HMAS Sydney II faked images

Discussion in 'World War 2' started by James, Apr 2, 2011.

  1. James

    James New Member

    I have been researching (among other topics) HMAS Sydney's loss for over 14 years. I have attended the Senate Inquiry in 1997/98 and the Commission of Inquiry held recently. I have to say that without doubt the images displayed by the Finding Sydney Foundation received from David Mearns, are NOT of HMAS Sydney II. In fact, they are of several different ships at least four of which can be named, while others can be shown to be of different classes of ships. Even the extremely poor sonar image can be easily identified as either a battleship or pocket battleship (most likely the Bismarck) because of the hull shape, completely different to that of the sleek long narrow hull of a light cruiser. Among the images studied by the Defence, Scientific and Technical Organisation and the Royal Institute of Naval Architects, where they have provided precise measurements, one particular image shows the boot-topping, top of the armour, scuttles and the upper deck in one image. The measurements show beyond all doubt that there is a full deck missing, from boot-topping to upper deck only eight and a half feet whereas it should be at least 16 feet. There are over 200 pages of examples of mistakes in the images including the proof that the identification of both ships has been faked. The 08KO identification for the Kormoran cannot be correct because the ship was originally built as Steiermark two years before Kormoran was named. Likewise the only identification for the Sydney are the badges on the ship boats on the seabed. Oddly enough these badges do not exist in naval heraldry. Badges were required to be approved by the Admiralty Badge Committee, and each ship had its individual badge. The badge shown is the wrong one, wrong colours, wrong placement on the boats etc. Mearns, Lt Perryman, Peter Hore have were all involved in the search and have published books or reports with the correct badge, but different to those depicted on the boats. It is simply a matter of copyright. For books and badges, copyright was no problem but to fake the badges on the boats was a different story so non-existant badges have been added and this can be clearly seen in the way the badges are badly photo-shopped onto the boats. There are many more mistakes, so many in fact, that is has become a game now by many people to spot the errors, and there are plently of them. Stealing a ship's badge is like someone stealing your dead wifes' wedding ring.
    James Eagles
    ex-RAN 196-69
    Brisbane Queensland
  2. Kitty

    Kitty New Member

    welcome to the forum James.

    First and foremost we are a place of providing information and discussion about WW2 and then any related subject.

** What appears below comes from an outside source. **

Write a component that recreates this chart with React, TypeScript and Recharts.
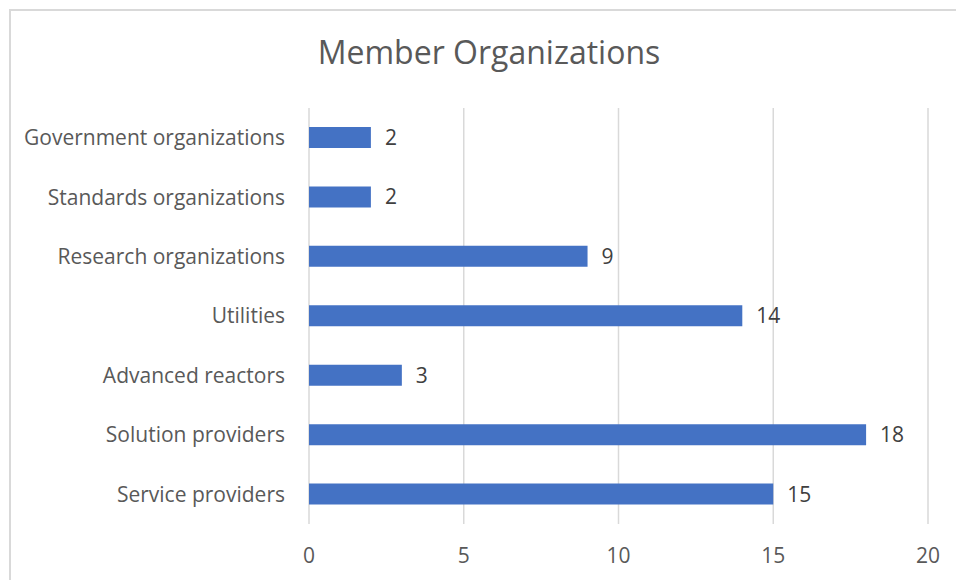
import { BarChart, Bar, XAxis, YAxis, CartesianGrid, LabelList } from 'recharts'

const categories = [
  'Government organizations',
  'Standards organizations',
  'Research organizations',
  'Utilities',
  'Advanced reactors',
  'Solution providers',
  'Service providers',
]
const members = [2, 2, 9, 14, 3, 18, 15]
const xTicks = [0, 5, 10, 15, 20]

const data = categories.map((name, i) => ({ name, value: members[i] }))

const FONT = '"Open Sans", sans-serif'

export default function App() {
  return (
    <div
      style={{
        position: 'fixed',
        left: 0,
        top: 0,
        width: 956,
        height: 580,
        overflow: 'hidden',
        background: '#fff',
        fontFamily: FONT,
      }}
    >
      {/* chart frame, only top and left edges are visible */}
      <div
        style={{
          position: 'absolute',
          left: 9,
          top: 9,
          width: 1200,
          height: 1200,
          border: '2px solid #d9d9d9',
        }}
      />
      <div
        style={{
          position: 'absolute',
          left: 0,
          width: 978,
          top: 33,
          textAlign: 'center',
          fontSize: 32,
          color: '#595959',
          lineHeight: '38px',
        }}
      >
        Member Organizations
      </div>
      <div style={{ position: 'absolute', left: 0, top: 0 }}>
        <BarChart
          width={956}
          height={580}
          data={data}
          layout="vertical"
          margin={{ top: 108, right: 28, bottom: 0, left: 0 }}
          barCategoryGap="32%"
        >
          <CartesianGrid horizontal={false} stroke="#d9d9d9" strokeWidth={1.5} />
          <XAxis
            type="number"
            domain={[0, 20]}
            ticks={xTicks}
            axisLine={false}
            tickLine={false}
            tickSize={0}
            tickMargin={24}
            height={56}
            tick={{ fill: '#595959', fontSize: 21, fontFamily: FONT }}
          />
          <YAxis
            type="category"
            dataKey="name"
            width={309}
            axisLine={false}
            tickLine={false}
            tickSize={0}
            tickMargin={24}
            tick={{ fill: '#595959', fontSize: 21, fontFamily: FONT }}
          />
          <Bar dataKey="value" fill="#4472c4" isAnimationActive={false}>
            <LabelList
              dataKey="value"
              position="right"
              offset={14}
              fill="#404040"
              fontSize={21}
              fontFamily={FONT}
            />
          </Bar>
        </BarChart>
      </div>
    </div>
  )
}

    Second, we do take a dim view of any kind of negative view of individuals without solid evidence.

    I have just read your post, and whilst i find it highly interesting, it does appear that your phrasing appears to have been made in anger. Could you possibly give us some background to this, as I pertain it is to the discovery of HMAS Sydney, but what you are saying does sound somewhat inflammatory.

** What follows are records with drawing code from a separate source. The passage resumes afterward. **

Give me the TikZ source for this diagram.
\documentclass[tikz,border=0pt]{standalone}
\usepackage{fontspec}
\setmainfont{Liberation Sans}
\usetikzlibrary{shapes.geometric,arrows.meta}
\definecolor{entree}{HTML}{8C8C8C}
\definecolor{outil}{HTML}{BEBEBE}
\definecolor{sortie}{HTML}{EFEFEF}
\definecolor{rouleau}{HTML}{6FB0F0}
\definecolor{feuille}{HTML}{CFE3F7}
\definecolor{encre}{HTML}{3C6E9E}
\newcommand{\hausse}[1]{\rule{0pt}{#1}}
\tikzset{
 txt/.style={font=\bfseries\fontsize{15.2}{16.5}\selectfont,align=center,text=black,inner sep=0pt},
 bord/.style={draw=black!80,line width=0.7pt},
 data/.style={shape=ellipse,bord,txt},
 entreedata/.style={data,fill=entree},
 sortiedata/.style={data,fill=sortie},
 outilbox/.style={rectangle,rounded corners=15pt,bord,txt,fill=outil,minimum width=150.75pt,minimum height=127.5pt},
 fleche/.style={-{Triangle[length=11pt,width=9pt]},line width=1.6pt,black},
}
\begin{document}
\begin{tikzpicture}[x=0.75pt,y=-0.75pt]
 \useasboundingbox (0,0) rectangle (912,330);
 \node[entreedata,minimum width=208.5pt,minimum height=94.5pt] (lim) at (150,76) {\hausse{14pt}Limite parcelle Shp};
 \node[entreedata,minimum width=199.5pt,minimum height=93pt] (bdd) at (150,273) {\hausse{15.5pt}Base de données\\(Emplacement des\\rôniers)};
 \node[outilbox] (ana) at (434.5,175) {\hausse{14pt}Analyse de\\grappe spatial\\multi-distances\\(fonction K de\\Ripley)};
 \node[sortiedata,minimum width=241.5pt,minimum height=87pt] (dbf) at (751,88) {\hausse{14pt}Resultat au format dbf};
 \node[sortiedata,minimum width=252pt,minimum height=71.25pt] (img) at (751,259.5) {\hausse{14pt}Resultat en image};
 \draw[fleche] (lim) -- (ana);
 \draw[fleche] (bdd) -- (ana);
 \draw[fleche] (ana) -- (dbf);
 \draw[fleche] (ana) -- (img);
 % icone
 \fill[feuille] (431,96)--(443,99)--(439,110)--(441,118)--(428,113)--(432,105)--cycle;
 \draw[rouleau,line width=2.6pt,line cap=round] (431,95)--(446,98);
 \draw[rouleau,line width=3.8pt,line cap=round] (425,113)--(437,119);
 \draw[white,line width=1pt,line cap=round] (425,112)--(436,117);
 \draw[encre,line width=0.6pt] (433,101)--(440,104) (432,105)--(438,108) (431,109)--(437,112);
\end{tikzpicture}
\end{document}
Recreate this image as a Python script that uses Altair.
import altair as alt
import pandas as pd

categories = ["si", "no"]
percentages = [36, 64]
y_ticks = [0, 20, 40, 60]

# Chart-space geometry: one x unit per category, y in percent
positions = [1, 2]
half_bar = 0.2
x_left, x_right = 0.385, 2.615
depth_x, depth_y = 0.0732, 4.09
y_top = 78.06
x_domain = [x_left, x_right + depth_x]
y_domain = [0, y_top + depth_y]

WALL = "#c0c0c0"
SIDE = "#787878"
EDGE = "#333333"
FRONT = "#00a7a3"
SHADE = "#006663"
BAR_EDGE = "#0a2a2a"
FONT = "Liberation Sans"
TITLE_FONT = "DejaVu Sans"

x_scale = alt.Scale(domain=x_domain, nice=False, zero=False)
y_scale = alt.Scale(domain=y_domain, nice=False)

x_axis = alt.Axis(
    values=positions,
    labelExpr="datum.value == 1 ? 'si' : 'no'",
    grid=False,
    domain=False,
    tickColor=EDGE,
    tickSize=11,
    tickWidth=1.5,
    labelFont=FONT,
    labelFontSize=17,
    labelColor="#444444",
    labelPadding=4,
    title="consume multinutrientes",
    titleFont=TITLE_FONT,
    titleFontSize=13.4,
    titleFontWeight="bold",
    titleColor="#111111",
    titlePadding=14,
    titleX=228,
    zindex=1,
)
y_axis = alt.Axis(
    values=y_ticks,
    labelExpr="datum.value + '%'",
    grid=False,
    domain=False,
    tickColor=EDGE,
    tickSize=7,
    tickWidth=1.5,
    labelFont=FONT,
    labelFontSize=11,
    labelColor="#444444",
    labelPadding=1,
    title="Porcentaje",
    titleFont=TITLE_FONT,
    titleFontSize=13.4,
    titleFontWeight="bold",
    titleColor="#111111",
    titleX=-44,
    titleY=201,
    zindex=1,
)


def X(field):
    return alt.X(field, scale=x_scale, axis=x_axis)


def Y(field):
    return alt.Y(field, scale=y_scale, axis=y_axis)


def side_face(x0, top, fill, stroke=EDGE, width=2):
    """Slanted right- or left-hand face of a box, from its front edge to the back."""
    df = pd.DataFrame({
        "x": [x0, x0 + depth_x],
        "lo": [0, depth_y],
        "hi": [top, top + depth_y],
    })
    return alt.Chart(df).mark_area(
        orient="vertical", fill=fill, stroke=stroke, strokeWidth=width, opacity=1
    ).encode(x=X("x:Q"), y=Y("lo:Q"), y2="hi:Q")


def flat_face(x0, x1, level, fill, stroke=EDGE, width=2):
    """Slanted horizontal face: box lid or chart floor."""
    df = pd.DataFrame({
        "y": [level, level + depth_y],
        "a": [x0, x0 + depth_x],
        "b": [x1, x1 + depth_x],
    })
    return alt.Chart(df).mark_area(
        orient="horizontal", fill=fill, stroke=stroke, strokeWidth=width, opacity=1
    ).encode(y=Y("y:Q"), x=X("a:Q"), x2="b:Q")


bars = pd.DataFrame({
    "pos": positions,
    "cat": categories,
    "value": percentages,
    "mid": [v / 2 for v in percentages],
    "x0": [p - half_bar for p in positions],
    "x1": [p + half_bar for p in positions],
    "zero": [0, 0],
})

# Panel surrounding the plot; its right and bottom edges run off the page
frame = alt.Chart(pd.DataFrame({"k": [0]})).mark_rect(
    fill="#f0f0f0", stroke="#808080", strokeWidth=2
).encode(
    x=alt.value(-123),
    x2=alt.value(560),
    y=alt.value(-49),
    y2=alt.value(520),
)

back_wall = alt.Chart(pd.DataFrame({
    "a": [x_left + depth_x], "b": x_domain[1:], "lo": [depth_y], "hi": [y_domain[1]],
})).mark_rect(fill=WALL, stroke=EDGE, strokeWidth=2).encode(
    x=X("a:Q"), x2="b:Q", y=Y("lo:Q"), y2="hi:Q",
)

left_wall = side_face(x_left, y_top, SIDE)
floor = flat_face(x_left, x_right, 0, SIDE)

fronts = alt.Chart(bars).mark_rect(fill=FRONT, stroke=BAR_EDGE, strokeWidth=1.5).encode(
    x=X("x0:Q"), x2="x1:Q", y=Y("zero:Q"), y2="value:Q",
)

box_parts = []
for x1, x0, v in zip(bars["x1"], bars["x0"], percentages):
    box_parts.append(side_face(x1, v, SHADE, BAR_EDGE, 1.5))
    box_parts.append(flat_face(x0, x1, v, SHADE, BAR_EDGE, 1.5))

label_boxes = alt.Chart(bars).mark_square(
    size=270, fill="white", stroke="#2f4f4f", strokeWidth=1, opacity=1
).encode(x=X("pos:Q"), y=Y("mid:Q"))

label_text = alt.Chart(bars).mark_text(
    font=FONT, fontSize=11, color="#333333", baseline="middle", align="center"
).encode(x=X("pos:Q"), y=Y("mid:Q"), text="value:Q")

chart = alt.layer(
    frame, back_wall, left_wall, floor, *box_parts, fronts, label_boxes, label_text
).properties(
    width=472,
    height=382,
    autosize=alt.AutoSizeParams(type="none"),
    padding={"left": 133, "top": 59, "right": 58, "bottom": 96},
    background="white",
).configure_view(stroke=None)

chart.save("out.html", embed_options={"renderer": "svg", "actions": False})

    Could you lay out what you are saying in a more academic way? A massive block statement like that does not help others to respond easily or clearly.

    And as much as I love flame wars, moderating them can be a pain in the nether regions if people get themselves all cross wired.

    As i say welcome tot he forum, and I hope you intend to stick around as you obviously know your naval subject very well, and as a Birder i do need someone to level me out to sea level at times ;)
  3. James

    James New Member

    Hi Kitty
    Sorry to have been so long in replying. So far I have issued over 22 papers on various aspects of the wreck images of both HMAS Sydney II and HSK Kormoran. The Sydney images are made up of at least five different ships which can be identified by name. The Kormoran wreck is actually the HSK Michel. SV Geosounder surveyed the area south of Yokohama some time back prior to the Sydney search. That wreck lies in relatively shallow water less than 200 ft deep.
    If you study the image of the Sydney on the upper deck you will see green marine plant growth, impossible at that depth. If you want more I can send you anything of the papers I have written and am in the process of preparing it all for the Australian War Memorial who are presently displayng the images on their website.